### The request
From the first line of the listing below, retype each line up to and including the one with "IMAGE_DPI = 100.0"; pictures stay out.

....

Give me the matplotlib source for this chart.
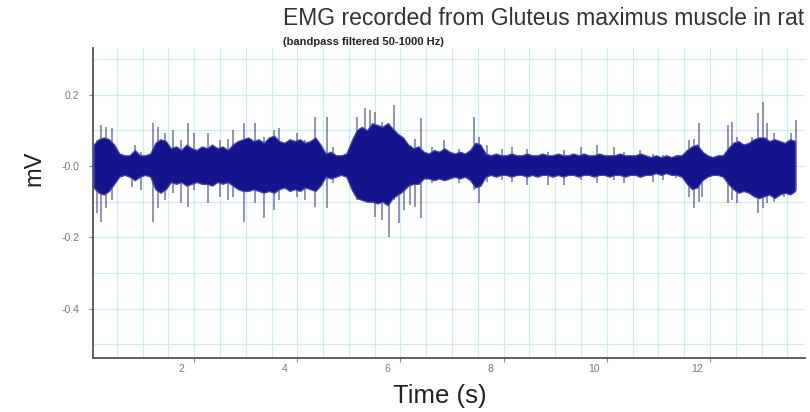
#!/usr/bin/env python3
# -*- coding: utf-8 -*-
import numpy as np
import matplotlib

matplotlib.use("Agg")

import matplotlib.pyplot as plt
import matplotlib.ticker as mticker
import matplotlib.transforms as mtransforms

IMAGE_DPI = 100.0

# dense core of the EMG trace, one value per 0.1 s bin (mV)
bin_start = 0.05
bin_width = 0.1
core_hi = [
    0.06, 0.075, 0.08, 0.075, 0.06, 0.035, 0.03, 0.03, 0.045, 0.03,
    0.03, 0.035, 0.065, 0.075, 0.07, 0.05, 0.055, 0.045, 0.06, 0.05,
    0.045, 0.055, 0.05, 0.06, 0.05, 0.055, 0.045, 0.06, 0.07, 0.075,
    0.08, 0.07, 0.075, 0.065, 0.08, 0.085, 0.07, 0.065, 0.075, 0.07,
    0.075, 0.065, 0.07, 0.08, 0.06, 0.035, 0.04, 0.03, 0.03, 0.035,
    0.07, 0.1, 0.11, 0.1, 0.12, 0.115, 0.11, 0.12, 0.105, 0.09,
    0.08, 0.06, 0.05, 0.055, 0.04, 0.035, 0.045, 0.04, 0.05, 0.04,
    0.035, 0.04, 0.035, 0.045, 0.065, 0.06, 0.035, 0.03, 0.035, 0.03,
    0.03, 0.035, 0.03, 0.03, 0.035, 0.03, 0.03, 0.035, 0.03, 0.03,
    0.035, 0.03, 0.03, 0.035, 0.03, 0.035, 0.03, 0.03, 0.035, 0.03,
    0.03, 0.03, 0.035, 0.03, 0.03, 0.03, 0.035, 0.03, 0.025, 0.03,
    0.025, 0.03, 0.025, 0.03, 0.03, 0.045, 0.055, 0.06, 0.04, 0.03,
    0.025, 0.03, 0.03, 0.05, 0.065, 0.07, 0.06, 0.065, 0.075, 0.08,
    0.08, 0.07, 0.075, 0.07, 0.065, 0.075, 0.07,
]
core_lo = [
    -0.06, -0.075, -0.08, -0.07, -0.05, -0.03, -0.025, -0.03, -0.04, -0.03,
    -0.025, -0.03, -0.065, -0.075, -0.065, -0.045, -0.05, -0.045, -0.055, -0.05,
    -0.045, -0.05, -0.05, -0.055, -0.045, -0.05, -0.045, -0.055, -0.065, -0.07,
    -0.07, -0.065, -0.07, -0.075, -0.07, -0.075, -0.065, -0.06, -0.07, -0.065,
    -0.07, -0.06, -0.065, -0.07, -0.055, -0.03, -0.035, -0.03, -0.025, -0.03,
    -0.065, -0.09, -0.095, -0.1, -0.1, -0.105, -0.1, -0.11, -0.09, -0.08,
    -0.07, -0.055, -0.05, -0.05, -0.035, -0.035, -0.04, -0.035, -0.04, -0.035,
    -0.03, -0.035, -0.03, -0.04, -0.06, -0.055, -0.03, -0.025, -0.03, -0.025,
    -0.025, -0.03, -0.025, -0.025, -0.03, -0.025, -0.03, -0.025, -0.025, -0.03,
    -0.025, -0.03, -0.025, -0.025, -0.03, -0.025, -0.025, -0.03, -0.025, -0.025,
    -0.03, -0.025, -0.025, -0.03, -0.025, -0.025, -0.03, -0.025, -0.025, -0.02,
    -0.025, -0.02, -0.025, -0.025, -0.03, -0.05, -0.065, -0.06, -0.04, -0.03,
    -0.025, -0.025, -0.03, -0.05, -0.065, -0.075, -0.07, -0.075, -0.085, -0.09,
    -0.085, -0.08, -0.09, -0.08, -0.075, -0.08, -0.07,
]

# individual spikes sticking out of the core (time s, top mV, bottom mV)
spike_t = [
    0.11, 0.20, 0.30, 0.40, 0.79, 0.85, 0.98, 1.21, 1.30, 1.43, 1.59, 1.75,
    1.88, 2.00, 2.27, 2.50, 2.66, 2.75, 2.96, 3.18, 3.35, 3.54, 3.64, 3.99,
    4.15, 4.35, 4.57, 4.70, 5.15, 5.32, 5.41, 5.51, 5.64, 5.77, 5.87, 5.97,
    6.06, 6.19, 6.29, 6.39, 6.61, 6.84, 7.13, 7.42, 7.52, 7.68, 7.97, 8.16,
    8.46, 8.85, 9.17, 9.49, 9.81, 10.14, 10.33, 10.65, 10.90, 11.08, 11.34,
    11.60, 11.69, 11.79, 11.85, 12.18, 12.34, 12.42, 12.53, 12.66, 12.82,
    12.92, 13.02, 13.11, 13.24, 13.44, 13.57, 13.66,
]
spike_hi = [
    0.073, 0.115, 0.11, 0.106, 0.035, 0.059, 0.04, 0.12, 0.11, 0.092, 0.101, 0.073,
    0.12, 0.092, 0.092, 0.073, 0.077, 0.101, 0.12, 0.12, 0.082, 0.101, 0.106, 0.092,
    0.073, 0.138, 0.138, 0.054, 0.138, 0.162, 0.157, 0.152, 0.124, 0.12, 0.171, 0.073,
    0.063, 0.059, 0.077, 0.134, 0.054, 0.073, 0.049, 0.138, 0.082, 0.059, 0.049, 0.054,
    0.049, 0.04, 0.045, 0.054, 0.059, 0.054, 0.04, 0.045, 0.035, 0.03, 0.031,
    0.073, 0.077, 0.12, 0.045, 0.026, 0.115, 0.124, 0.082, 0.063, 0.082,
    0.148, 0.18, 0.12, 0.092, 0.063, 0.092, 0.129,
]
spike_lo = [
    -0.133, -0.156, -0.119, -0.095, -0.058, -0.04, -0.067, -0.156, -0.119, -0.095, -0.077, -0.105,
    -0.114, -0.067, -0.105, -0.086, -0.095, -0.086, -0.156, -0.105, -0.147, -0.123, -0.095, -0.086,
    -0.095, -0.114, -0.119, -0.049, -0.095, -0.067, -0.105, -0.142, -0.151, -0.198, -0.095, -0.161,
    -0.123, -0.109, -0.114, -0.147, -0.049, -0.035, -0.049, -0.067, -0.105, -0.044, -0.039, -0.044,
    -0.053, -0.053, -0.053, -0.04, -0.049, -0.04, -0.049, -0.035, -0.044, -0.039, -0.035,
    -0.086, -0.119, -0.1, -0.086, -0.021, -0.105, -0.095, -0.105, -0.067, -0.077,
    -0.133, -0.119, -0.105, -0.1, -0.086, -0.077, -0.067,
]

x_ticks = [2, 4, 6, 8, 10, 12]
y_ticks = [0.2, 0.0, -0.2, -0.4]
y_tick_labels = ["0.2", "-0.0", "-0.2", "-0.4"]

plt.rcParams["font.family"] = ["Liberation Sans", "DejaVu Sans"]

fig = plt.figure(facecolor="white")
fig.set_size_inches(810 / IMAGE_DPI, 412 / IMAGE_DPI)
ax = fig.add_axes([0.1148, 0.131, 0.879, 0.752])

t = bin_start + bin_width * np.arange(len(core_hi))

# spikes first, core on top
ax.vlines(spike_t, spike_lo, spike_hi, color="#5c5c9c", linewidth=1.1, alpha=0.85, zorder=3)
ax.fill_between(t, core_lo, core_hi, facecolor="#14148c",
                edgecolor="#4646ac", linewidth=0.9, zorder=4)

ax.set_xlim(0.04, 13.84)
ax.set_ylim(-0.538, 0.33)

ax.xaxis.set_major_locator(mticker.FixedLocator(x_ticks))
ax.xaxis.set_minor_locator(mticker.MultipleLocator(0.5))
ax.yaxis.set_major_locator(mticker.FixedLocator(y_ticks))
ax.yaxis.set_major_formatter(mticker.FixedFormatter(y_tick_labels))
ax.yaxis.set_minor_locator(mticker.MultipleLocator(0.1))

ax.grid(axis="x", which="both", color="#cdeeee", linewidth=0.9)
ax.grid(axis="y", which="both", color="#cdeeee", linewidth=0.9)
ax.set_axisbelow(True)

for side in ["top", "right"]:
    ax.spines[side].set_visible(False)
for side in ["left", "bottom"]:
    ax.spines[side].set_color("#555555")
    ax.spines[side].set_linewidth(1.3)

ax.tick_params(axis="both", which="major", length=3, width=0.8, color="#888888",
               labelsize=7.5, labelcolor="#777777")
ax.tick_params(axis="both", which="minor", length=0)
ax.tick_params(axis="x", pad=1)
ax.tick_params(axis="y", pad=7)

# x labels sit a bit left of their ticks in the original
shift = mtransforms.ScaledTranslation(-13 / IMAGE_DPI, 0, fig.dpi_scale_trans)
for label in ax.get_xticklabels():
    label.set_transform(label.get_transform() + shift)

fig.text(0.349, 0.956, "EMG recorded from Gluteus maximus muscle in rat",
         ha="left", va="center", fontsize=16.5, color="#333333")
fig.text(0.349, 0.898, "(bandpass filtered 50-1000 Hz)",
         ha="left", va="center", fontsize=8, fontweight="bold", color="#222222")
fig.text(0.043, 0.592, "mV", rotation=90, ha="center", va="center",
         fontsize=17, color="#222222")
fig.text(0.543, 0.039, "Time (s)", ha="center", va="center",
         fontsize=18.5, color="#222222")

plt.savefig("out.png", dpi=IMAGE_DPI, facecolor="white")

....

### Complete response
Give me the matplotlib source for this chart.
#!/usr/bin/env python3
# -*- coding: utf-8 -*-
import numpy as np
import matplotlib

matplotlib.use("Agg")

import matplotlib.pyplot as plt
import matplotlib.ticker as mticker
import matplotlib.transforms as mtransforms

IMAGE_DPI = 100.0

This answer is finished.